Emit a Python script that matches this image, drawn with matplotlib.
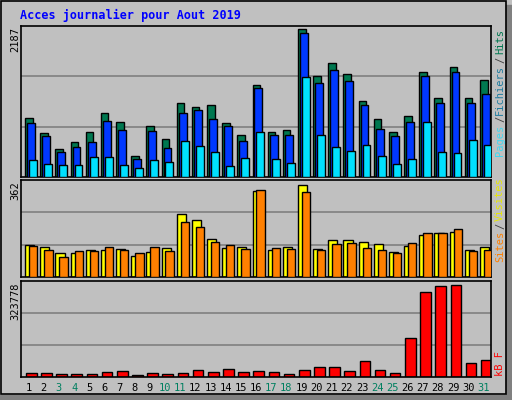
import matplotlib
matplotlib.use("Agg")
import matplotlib.pyplot as plt
from matplotlib.patches import Rectangle

days = [str(i) for i in range(1, 32)]
weekend = {3, 4, 10, 11, 17, 18, 24, 25, 31}
hits = [854, 637, 405, 507, 652, 927, 796, 304, 738, 550, 1072, 1014, 1043, 782, 608, 1332,
        652, 681, 2143, 1462, 1651, 1491, 1100, 840, 652, 883, 1520, 1144, 1593, 1144, 1405]
files = [782, 594, 362, 434, 507, 811, 681, 261, 666, 420, 927, 970, 840, 738, 521, 1289,
         608, 608, 2085, 1361, 1549, 1390, 1043, 695, 594, 796, 1462, 1072, 1520, 1072, 1202]
pages = [246, 188, 174, 174, 290, 290, 174, 130, 246, 217, 521, 449, 362, 159, 275, 652,
         261, 203, 1448, 608, 434, 376, 463, 304, 188, 261, 796, 362, 348, 536, 463]
visits = [121, 111, 91, 91, 102, 102, 106, 80, 95, 109, 236, 214, 143, 109, 113, 320,
          102, 113, 345, 106, 139, 139, 132, 124, 95, 117, 158, 165, 169, 102, 113]
sites = [117, 102, 76, 98, 98, 113, 102, 91, 113, 98, 207, 188, 132, 121, 106, 326,
         109, 106, 318, 102, 124, 128, 109, 102, 91, 128, 165, 165, 180, 98, 102]
kbytes = [12500, 12500, 9000, 9000, 9000, 16000, 19000, 5700, 12500, 9000, 12500, 23000, 16000,
          26000, 16000, 19000, 16000, 9000, 23000, 33000, 33000, 19000, 53000, 23000, 12500,
          132000, 285000, 308000, 311000, 47000, 57000]
max_top, max_mid, max_bot = 2187, 362, 323778

W, H = 512, 400
fig = plt.figure(figsize=(W / 100, H / 100), dpi=100)
fig.patch.set_facecolor("#c0c0c0")
mono = "DejaVu Sans Mono"

fig.add_artist(Rectangle((506 / W, 0), 6 / W, 395 / H, transform=fig.transFigure, color="#808080", zorder=0))
fig.add_artist(Rectangle((0, 0), 512 / W, 5 / H, transform=fig.transFigure, color="#808080", zorder=0))
fig.add_artist(Rectangle((1 / W, 6 / H), 505 / W, 393 / H, transform=fig.transFigure,
                         fill=False, edgecolor="black", lw=1.2, zorder=1))

fig.text(20 / W, 1 - 15 / H, "Acces journalier pour Aout 2019", color="#0000ff",
         fontsize=8.5, fontweight="bold", family=mono, va="center")

def mkax(top, bot, ymax):
    ax = fig.add_axes([21 / W, 1 - bot / H, 470 / W, (bot - top) / H])
    ax.set_facecolor("#c0c0c0")
    ax.set_xlim(0, 31)
    ax.set_ylim(0, ymax)
    ax.set_xticks([])
    ax.set_yticks([])
    for s in ax.spines.values():
        s.set_color("black")
        s.set_linewidth(1.2)
    for f in (1 / 3, 2 / 3):
        ax.axhline(ymax * f, color="#808080", lw=1.2, zorder=0)
    return ax

x = range(31)
ax1 = mkax(26, 177, max_top)
ax1.bar([i + 0.27 for i in x], hits, width=0.5, align="edge", color="#007850", edgecolor="black", lw=1, zorder=2)
ax1.bar([i + 0.40 for i in x], files, width=0.52, align="edge", color="#0038ff", edgecolor="black", lw=1, zorder=3)
ax1.bar([i + 0.53 for i in x], pages, width=0.52, align="edge", color="#00e0ff", edgecolor="black", lw=1, zorder=4)

ax2 = mkax(180, 277, max_mid)
ax2.bar([i + 0.27 for i in x], visits, width=0.6, align="edge", color="#ffff00", edgecolor="black", lw=1, zorder=2)
ax2.bar([i + 0.53 for i in x], sites, width=0.55, align="edge", color="#ff8000", edgecolor="black", lw=1, zorder=3)

ax3 = mkax(281, 377, max_bot)
ax3.bar([i + 0.33 for i in x], kbytes, width=0.7, align="edge", color="#ff0000", edgecolor="black", lw=1, zorder=2)
ax3.set_xticks([i + 0.5 for i in x])
ax3.set_xticklabels(days, family=mono, fontsize=7.5)
ax3.tick_params(axis="x", length=0, pad=4)
for lab, d in zip(ax3.get_xticklabels(), range(1, 32)):
    lab.set_color("#008060" if d in weekend else "black")

for txt, ytop in (("2187", 27), ("362", 181), ("323778", 282)):
    fig.text(15 / W, 1 - ytop / H, txt, rotation=90, fontsize=7.5, family=mono, ha="center", va="top")

def rt(txt, y, color):
    fig.text(500 / W, 1 - y / H, txt, rotation=90, fontsize=7.5, family=mono, ha="center", va="center", color=color)

rt("Hits", 41, "#007850")
rt("/", 60, "#404040")
rt("Fichiers", 90, "#1e7ca0")
rt("/", 119, "#404040")
rt("Pages", 140, "#40d8f0")
rt("Visites", 199, "#e8e800")
rt("/", 226, "#404040")
rt("Sites", 246, "#ff8000")
rt("kB F", 363, "#ff0000")

fig.savefig("out.png", dpi=100, facecolor=fig.get_facecolor())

********************

Repeat, word for word and with no pictures, only the lines running from the beginning of the data to the line that contains "from matplotlib.patches import Rectangle".

Emit a Python script that matches this image, drawn with matplotlib.
import matplotlib
matplotlib.use("Agg")
import matplotlib.pyplot as plt
from matplotlib.patches import Rectangle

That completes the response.